Sharm Al-Sheikh Conference
On September 4, 1999, Ehud Barak, newly elected Prime Minister of Israel, and Palestinian Chairman, Yasser Arafat, signed the 'Sharm Al-Sheikh Memorandum' in Egypt. The ceremony was also attended by the Egyptian President, Hosni Mubarak, the Jordanian King, Abdullah II and US Secretary of State, Madeleine Albright.
The 'Sharm Al-Sheikh Memorandum' set out a timetable for a permanent peace settlement.

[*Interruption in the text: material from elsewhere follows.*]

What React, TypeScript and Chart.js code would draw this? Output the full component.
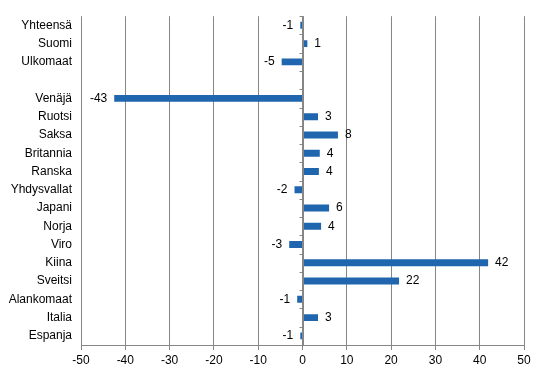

A declaration of principles on final status issues was to be reached by February 13, 2000 and a permanent settlement reached by September 13, 2000 [see map1 - map2 - map3 - map4]. Israel accepted the remaining 11% redeployment agreed upon by the 'Wye River Memorandum' and Arafat compromised by accepting the release of 350 prisoners, rather than the 400 the Palestinians had requested. 18

Camp David II Negotiations
On July 11, 2000, the President of the United States, Bill Clinton, the Israeli Prime Minister, Ehud Barak, the President of the Palestinian National Authority. Yasser Arafat and other officials met at Camp David, Maryland, to negotiate a final settlement of the Palestine-Israel conflict based on the Oslo Accords. The Summit ended on July 25, 2000, without an agreement being reached. At its conclusion, a Trilateral Statement was issued defining the agreed principles to guide future negotiations. The main cases that were discussed in the negotiations and which were the principal obstacles to agreement were territory, Jerusalem and the Temple Mount-Al-Aqsa Mosque Compound, and the 'Right of Return' of refugees.19

Ehud Barak declared that Israel would not return to its pre-1967 borders, and that East Jerusalem with its 175,000 Jewish settlers would remain under Israeli sovereignty. He further proclaimed that Israel would annex settlement blocs in the West Bank, containing some 80% of the 180,000 Jewish settlers and that Israel would not accept any legal or civilian responsibility for the 'displacement' of the Palestinian refugees, stating that an international fund would compensate them, a fund that Israel, the US and EU would contribute to.20
The Palestinians refused the Israeli offer, for it represented a failure to meet both UN Security Council Resolution 242 and the mutual understanding of the Oslo Declaration of Principles. Palestinians sought Israeli withdrawal from the vast majority of the West Bank and the Gaza Strip, including East Jerusalem and recognition of an independent state in those territories, including a solution for the refugee problem. 21

After 15 days of negotiations, the distance between the two sides, especially on the issues of Jerusalem and refugees, rendered agreement impossible.